House hunting is no easy task and if you’re a parent, looking for a new home that’s within a specific catchment zone for a sought-after school is firmly fixed at the top of the checklist.
In Canberra, new research shows that more buyers are willing to live further from the city centre – all in the name of education.
In the 2020 Domain School Zones Report, released today, more than a dozen school catchment zones in Canberra saw median house prices grow in double digits over the 12 months to October.
“Canberra house prices continue to go from strength to strength, although data reveals that different school priority enrolment areas have had a varied impact on price growth,” said Domain senior research analyst Dr Nicola Powell.
“Families vying to get into certain school catchments will find prices have risen at a greater rate than the overall Canberra-wide figure.”
The fastest growing school catchment was Belconnen High School in the Belconnen region, which includes the suburbs Florey, Hawker, Page, Scullin and Weetangera. It experienced the strongest median house price growth of all school catchment zones in the capital, soaring 26.4 per cent over the year to $707,600.
“Nationally, Belconnen High School area had the ninth highest annual price growth out of the combined capital city secondary schools,” Dr Powell added.
Steve Lowe of Agent Team Belconnen said parents are “very well researched these days”.
“Sometimes the amount of research done into school zones is more than what is done on the house itself. It’s definitely a deciding factor for some parents and in Hawker, in particular, once you buy there, it’s a long-term stay,” he said.
This was followed by the Lanyon High School zone in the Tuggeranong region – Banks, Bonython, Conder, Gordon and Tharwa – with median house prices up 25.4 per cent to $630,000.
Canberra’s top 10 school zones for house price growth
|School||Suburb||Region||Median house price||Annual change|
|Belconnen High School||Hawker||Belconnen||$707,600||26.4%|
|Lanyon High School||Conder||Tuggeranong||$630,000||25.4%|
|Charles Conder Primary School||Conder||Tuggeranong||$615,000||23.0%|
|Hawker Primary School||Hawker||Belconnen||$642,500||19.1%|
|Monash Primary School||Monash||Tuggeranong||$640,000||17.4%|
|Palmerston District Primary School||Palmerston||Gungahlin||$755,000||17.3%|
|Neville Bonner Primary School||Bonner||Gungahlin||$702,500||17.1%|
|Arawang Primary School||Waramanga||Weston Creek||$700,000||15.7%|
|Florey Primary School||Florey||Belconnen||$622,500||15.5%|
|Mount Rogers Primary School||Melba||Belconnen||$630,000||14.5%|
Obi Shadmaan of Independent Tuggeranong said buyers had factored the local catchment boundary in their property decisions, particularly within the past couple of years.
“As an agent and parent myself, purchasing a home within a school catchment is a big ticket item,” he said.
“People want to know how good a school is, its reputation, teaching facilities and what type of culture it has. The calibre of a school has a big impact on what parents decide and, ultimately, those who aren’t able to afford the more premium houses closer to the city are flowing further south.”

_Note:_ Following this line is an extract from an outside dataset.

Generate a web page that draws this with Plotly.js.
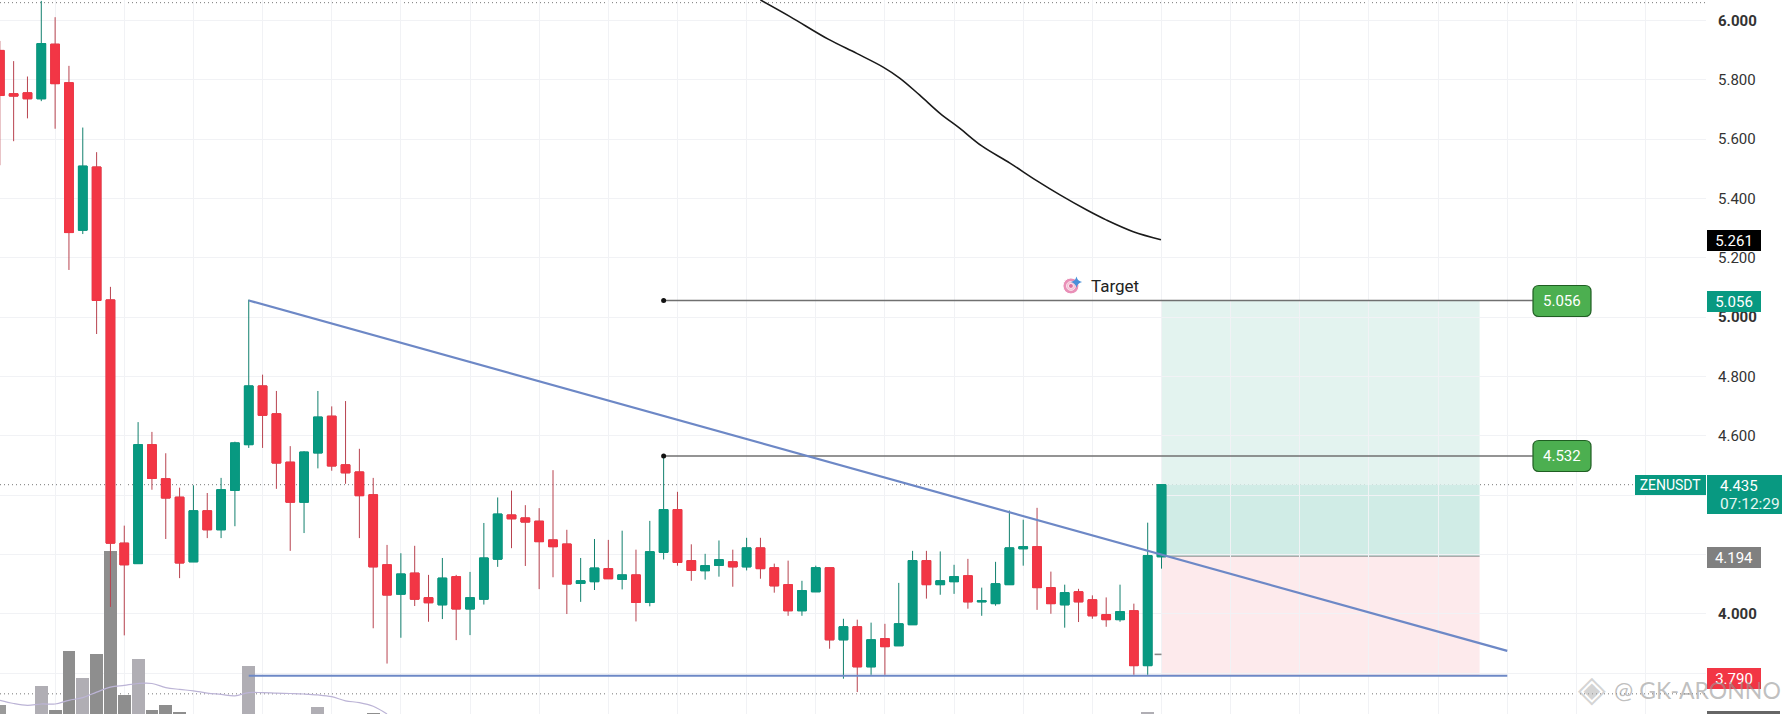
<!DOCTYPE html>
<html><head><meta charset="utf-8">
<script src="https://cdn.plot.ly/plotly-3.0.1.min.js"></script>
<style>html,body{margin:0;padding:0;background:#fff}#c{width:1788px;height:714px}</style>
</head><body><div id="c"></div>
<script>
var opens=[5.899,5.753,5.756,5.736,5.920,5.790,5.293,5.506,5.058,4.238,4.169,4.570,4.455,4.393,4.175,4.347,4.283,4.416,4.570,4.768,4.674,4.511,4.376,4.542,4.666,4.502,4.478,4.401,4.165,4.066,4.137,4.054,4.030,4.125,4.016,4.049,4.184,4.333,4.323,4.312,4.249,4.235,4.102,4.108,4.152,4.116,4.131,4.038,4.207,4.351,4.179,4.145,4.163,4.175,4.158,4.222,4.155,4.098,4.010,4.074,4.155,3.912,3.956,3.821,3.916,3.892,3.963,4.179,4.098,4.108,4.128,4.040,4.034,4.098,4.219,4.226,4.088,4.030,4.074,4.047,3.997,3.980,4.010,3.825,4.192];
var closes=[5.747,5.745,5.736,5.922,5.787,5.285,5.509,5.056,4.238,4.165,4.570,4.456,4.390,4.171,4.347,4.283,4.418,4.576,4.768,4.669,4.508,4.376,4.545,4.663,4.498,4.475,4.398,4.158,4.063,4.134,4.049,4.037,4.120,4.016,4.054,4.188,4.336,4.320,4.309,4.243,4.226,4.100,4.111,4.154,4.118,4.131,4.038,4.209,4.351,4.173,4.146,4.162,4.182,4.158,4.222,4.152,4.094,4.010,4.078,4.155,3.912,3.956,3.821,3.912,3.889,3.966,4.179,4.098,4.111,4.125,4.040,4.044,4.101,4.222,4.226,4.088,4.034,4.071,4.040,3.993,3.980,4.007,3.825,4.196,4.435];
var highs=[5.931,5.863,5.811,6.066,6.011,5.847,5.639,5.556,5.102,4.297,4.646,4.613,4.541,4.425,4.433,4.407,4.458,4.580,5.059,4.806,4.751,4.565,4.548,4.751,4.699,4.717,4.556,4.458,4.232,4.204,4.229,4.131,4.188,4.131,4.141,4.306,4.392,4.415,4.366,4.356,4.484,4.283,4.188,4.252,4.249,4.280,4.216,4.313,4.536,4.411,4.234,4.202,4.247,4.216,4.256,4.256,4.169,4.179,4.111,4.162,4.155,3.983,3.980,3.970,3.966,4.104,4.212,4.212,4.210,4.165,4.185,4.088,4.175,4.348,4.317,4.357,4.142,4.098,4.084,4.062,4.055,4.098,4.034,4.307,4.435];
var lows=[5.512,5.593,5.670,5.728,5.635,5.159,5.280,4.943,4.023,3.927,4.169,4.418,4.252,4.120,4.175,4.255,4.255,4.295,4.559,4.559,4.421,4.212,4.272,4.490,4.482,4.438,4.255,3.951,3.832,3.919,4.026,3.973,3.982,3.911,3.928,4.031,4.158,4.221,4.161,4.083,4.123,3.999,4.040,4.080,4.118,4.082,3.974,4.025,4.183,4.162,4.111,4.115,4.125,4.091,4.146,4.118,4.071,3.993,3.993,4.074,3.882,3.781,3.736,3.794,3.794,3.892,3.963,4.051,4.064,4.067,4.017,3.993,4.027,4.098,4.162,4.013,4.000,3.953,3.972,3.983,3.956,3.973,3.794,3.794,4.152];
var barIndex=opens.map(function(_,i){return i;});

var volIndex=[0,3,4,5,6,7,8,9,10,11,12,13,18,23,27,83];
var volValues=[9,28,4,63,36,60,163,19,55,4,9,2,48,7,1.5,2];
var volColors=['#9a9a9a','#b0aeb4','#8e8e8e','#8e8e8e','#b0aeb4','#8e8e8e','#8e8e8e','#8e8e8e','#b0aeb4','#8e8e8e','#8e8e8e','#8e8e8e','#b0aeb4','#b0aeb4','#8e8e8e','#b0aeb4'];
var volMaIndex=[0,1,2,3,4,5,6,7,8,9,10,11,12,13,14,15,16,17,18,19,20,21,22,23,24,25,26,27,28];
var volMaValues=[13.7,10.5,8.7,10,10,13.7,16.4,21.9,26.9,28.7,30.5,30.5,26.4,24.6,23.2,20.9,19.6,18.2,21.4,21.4,20.9,20.5,20,19.1,17.3,13.2,11.4,7.7,0];

var maIndex=[55,57.14,59.9,61.96,63.9,65.09,66.5,67.98,69.4,71,73.04,74.97,76.66,78.6,80.03,81.96,83.96];
var maValues=[6.069,6.013,5.937,5.889,5.842,5.805,5.749,5.687,5.637,5.577,5.519,5.46,5.412,5.361,5.327,5.288,5.261];

var trendIndex=[18,109];
var trendValues=[5.056,3.875];
var supportIndex=[18,109];
var supportValues=[3.791,3.791];

var levelStart=48, levelEnd=110.85;
var targetLevel=5.056, highLevel=4.532, priceLevel=4.435, entryLevel=4.194, stopLevel=3.791, maLast=5.261;
var boxStart=84, boxEnd=107;
var tickVals=[3.8,4,4.2,4.4,4.6,4.8,5,5.2,5.4,5.6,5.8,6];
var tickText=['','<b>4.000</b>','','','4.600','4.800','<b>5.000</b>','5.200','5.400','5.600','5.800','<b>6.000</b>'];

var FONT='Roboto, sans-serif';
var W=1706,H=714;
function px(x){return x/W;}
function py(y){return 1-y/H;}

var bodyTop=opens.map(function(o,i){return Math.max(o,closes[i]);});
var bodyBottom=opens.map(function(o,i){return Math.min(o,closes[i]);});

var traces=[
 {type:'bar',x:volIndex,y:volValues,width:0.93,marker:{color:volColors,line:{width:0}},yaxis:'y',xaxis:'x',hoverinfo:'skip'},
 {type:'scatter',mode:'lines',x:volMaIndex,y:volMaValues,line:{color:'#bcb4d6',width:1.2,shape:'spline'},yaxis:'y',hoverinfo:'skip'},
 {type:'candlestick',x:barIndex,open:opens,high:highs,low:lows,close:closes,yaxis:'y2',xaxis:'x',whiskerwidth:0,
  increasing:{line:{color:'#12806e',width:1},fillcolor:'#089981'},
  decreasing:{line:{color:'#b8434f',width:1},fillcolor:'#f23645'},hoverinfo:'skip'},
 {type:'candlestick',x:barIndex,open:opens,high:bodyTop,low:bodyBottom,close:closes,yaxis:'y2',xaxis:'x',whiskerwidth:0,
  increasing:{line:{color:'#089981',width:1},fillcolor:'#089981'},
  decreasing:{line:{color:'#f23645',width:1},fillcolor:'#f23645'},hoverinfo:'skip'},
 {type:'scatter',mode:'lines',x:maIndex,y:maValues,yaxis:'y2',line:{color:'#1a1a1a',width:1.6,shape:'spline'},hoverinfo:'skip'},
 {type:'scatter',mode:'lines',x:[levelStart,levelEnd],y:[targetLevel,targetLevel],yaxis:'y2',line:{color:'#707070',width:1.6},hoverinfo:'skip'},
 {type:'scatter',mode:'lines',x:[levelStart,levelEnd],y:[highLevel,highLevel],yaxis:'y2',line:{color:'#707070',width:1.6},hoverinfo:'skip'},
 {type:'scatter',mode:'markers',x:[levelStart,levelStart],y:[targetLevel,highLevel],yaxis:'y2',marker:{color:'#111',size:5},hoverinfo:'skip'},
 {type:'scatter',mode:'lines',x:trendIndex,y:trendValues,yaxis:'y2',line:{color:'#6d88c6',width:2.2},hoverinfo:'skip'},
 {type:'scatter',mode:'lines',x:supportIndex,y:supportValues,yaxis:'y2',line:{color:'#6d88c6',width:2.2},hoverinfo:'skip'},
 {type:'scatter',mode:'lines',x:[83.5,84],y:[3.863,3.863],yaxis:'y2',line:{color:'#888',width:1.6},hoverinfo:'skip'},
 {type:'scatter',mode:'markers',x:[77.45,77.45,77.45],y:[5.105,5.105,5.105],yaxis:'y2',marker:{color:['#e0619a','#f9d5e3','#d64f87'],size:[16,9,5]},hoverinfo:'skip'},
 {type:'scatter',mode:'markers',x:[77.85],y:[5.118],yaxis:'y2',marker:{color:'#4a90d9',size:8,symbol:'star-diamond'},hoverinfo:'skip'}
];

function rect(x0,x1,y0,y1,color){return {type:'rect',layer:'below',xref:'x',yref:'y2',x0:x0,x1:x1,y0:y0,y1:y1,fillcolor:color,line:{width:0}};}
function dotted(v){return {type:'line',layer:'below',xref:'paper',yref:'y2',x0:0,x1:1,y0:v,y1:v,line:{color:'#777',width:1,dash:'1px,3px'}};}
function pill(cx,cy,w,h,r){
  var x0=cx-w/2,x1=cx+w/2,y0=cy-h/2,y1=cy+h/2;
  function p(x,y){return px(x)+','+py(y);}
  return {type:'path',layer:'above',xref:'paper',yref:'paper',fillcolor:'#4caf50',line:{color:'#1f5e22',width:1.2},
    path:'M'+p(x0+r,y0)+' L'+p(x1-r,y0)+' Q'+p(x1,y0)+' '+p(x1,y0+r)+' L'+p(x1,y1-r)+' Q'+p(x1,y1)+' '+p(x1-r,y1)+' L'+p(x0+r,y1)+' Q'+p(x0,y1)+' '+p(x0,y1-r)+' L'+p(x0,y0+r)+' Q'+p(x0,y0)+' '+p(x0+r,y0)+' Z'};
}
var shapes=[
 rect(boxStart,boxEnd,priceLevel,targetLevel,'#e3f3ef'),
 rect(boxStart,boxEnd,entryLevel,priceLevel,'#d0ece6'),
 rect(boxStart,boxEnd,stopLevel,entryLevel,'#fdeaec'),
 {type:'line',layer:'below',xref:'x',yref:'y2',x0:boxStart,x1:boxEnd,y0:entryLevel,y1:entryLevel,line:{color:'#8a8a8a',width:1}},
 dotted(6.06),dotted(priceLevel),dotted(3.73),
 pill(1562,301,58,31,6),
 pill(1562,456,58,31,6),
 {type:'rect',layer:'above',xref:'paper',yref:'paper',x0:px(1707),x1:px(1782),y0:py(475),y1:py(514),fillcolor:'#089981',line:{width:0}},
 {type:'rect',layer:'above',xref:'paper',yref:'paper',x0:px(1707),x1:px(1780),y0:py(714),y1:py(711),fillcolor:'#666',line:{width:0}}
];

function tag(text,pxLeft,pxW,yPx,hPx,bg,color,size){
  return {xref:'paper',yref:'paper',x:px(pxLeft),y:py(yPx),xanchor:'left',yanchor:'middle',text:text,showarrow:false,
    bgcolor:bg,width:pxW,height:hPx,align:'center',valign:'middle',borderpad:0,borderwidth:0,
    font:{family:FONT,size:size||15,color:color}};
}
function plain(text,xPx,yPx,anchor,font){
  return {xref:'paper',yref:'paper',x:px(xPx),y:py(yPx),xanchor:anchor,yanchor:'middle',text:text,showarrow:false,font:font};
}
var annotations=[
 tag(String(maLast),1707,54,240,21,'#000','#fff'),
 tag(targetLevel.toFixed(3),1707,54,301.5,21,'#089981','#fff'),
 tag(entryLevel.toFixed(3),1707,54,557,21,'#808080','#fff'),
 tag('3.790',1707,54,678,21,'#f23645','#fff'),
 tag('ZENUSDT',1635,71,485,20,'#089981','#fff',14),
 plain(priceLevel.toFixed(3),1718,486,'left',{family:FONT,size:15,color:'#fff'}),
 plain('07:12:29',1718,503.5,'left',{family:FONT,size:15.5,color:'#e6f7f3'}),
 plain(targetLevel.toFixed(3),1562,301,'center',{family:FONT,size:15,color:'#fff'}),
 plain(highLevel.toFixed(3),1562,456,'center',{family:FONT,size:15,color:'#fff'}),
 plain('Target',1089,286,'left',{family:FONT,size:17,color:'#222'}),
 plain('@ GK-ARONNO',1612,690,'left',{family:'Lato, sans-serif',size:23,color:'rgba(150,150,150,0.6)'}),
 plain('◈',1592,688,'center',{family:'DejaVu Sans',size:36,color:'rgba(170,170,170,0.5)'})
];

var layout={
 width:1788,height:714,margin:{l:0,r:82,t:0,b:0,pad:0},paper_bgcolor:'#fff',plot_bgcolor:'#fff',showlegend:false,
 boxgap:0.1,
 xaxis:{type:'linear',range:[0.0145,123.37],showticklabels:false,ticks:'',tick0:4,dtick:5,showgrid:true,gridcolor:'#f1f2f5',gridwidth:1,zeroline:false,showline:false,rangeslider:{visible:false},fixedrange:true},
 yaxis:{range:[0,714],visible:false,showgrid:false,zeroline:false,fixedrange:true},
 yaxis2:{overlaying:'y',side:'right',anchor:'x',range:[3.662,6.069],tickmode:'array',tickvals:tickVals,ticktext:tickText,showgrid:true,gridcolor:'#f1f2f5',gridwidth:1,zeroline:false,showline:false,ticks:'',ticklabelstandoff:11,tickfont:{family:FONT,size:15,color:'#333'},fixedrange:true},
 shapes:shapes,annotations:annotations,bargap:0
};
Plotly.newPlot('c',traces,layout,{displayModeBar:false,staticPlot:true});
</script></body></html>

The remaining top 10 school zones for house price growth were all primary schools scattered mostly across the Belconnen and Tuggeranong regions. Tuggeranong’s Charles Conder Primary School zone – Banks, Tharwa and parts of Conder – was the highest performing primary zone with median house price up 23 per cent to $615,000.
“Tuggeranong and Belconnen are renowned for offering affordable housing so I do wonder whether we’ve seen an increase in first-home buyer activity or more young families buying in these areas,” Dr Powell said.
For Woden Valley resident Adam Balzan and his wife Jemma, finding a property within the Torrens Primary School zone for their two children Zoe, 8, and Charlotte, 5, was the utmost priority.
The family relocated to Canberra from Sydney three years ago and were renting in Torrens before purchasing a four-bedroom property in the same suburb in April for $860,000.
“Once our family was settled here, my kids were happy at school, we knew we were quite set on living here for a long time,” Mr Balzan said.
“Zoe was already enrolled in the school and Charlotte was just about to start, so we wanted to remain within that school catchment zone.”
Other checklist items Mr Balzan had was a home not too far from his place of work, spacious enough for all to enjoy, low-maintenance and a house that had all the modern inclusions including insulation and airconditioning.
“We were looking at another house in Kambah earlier but chose to remain in Torrens. This home ticked all the boxes in terms of features and close location to the school … it’s our forever home.”
Median house prices within the Torrens Primary School zone – Torrens, Pearce and Chifley – went up by 3.5 per cent to $745,000.
Mr Shadmaan said buyers would get “more bang for their buck” in the south, noting that some buyers opted to remain in the same suburb when their children started primary school right through to graduating from high school.
“People are willing to compete to get into a certain catchment area and when they do get in it, they choose to stay there … their children are part of a community and they want that to remain.”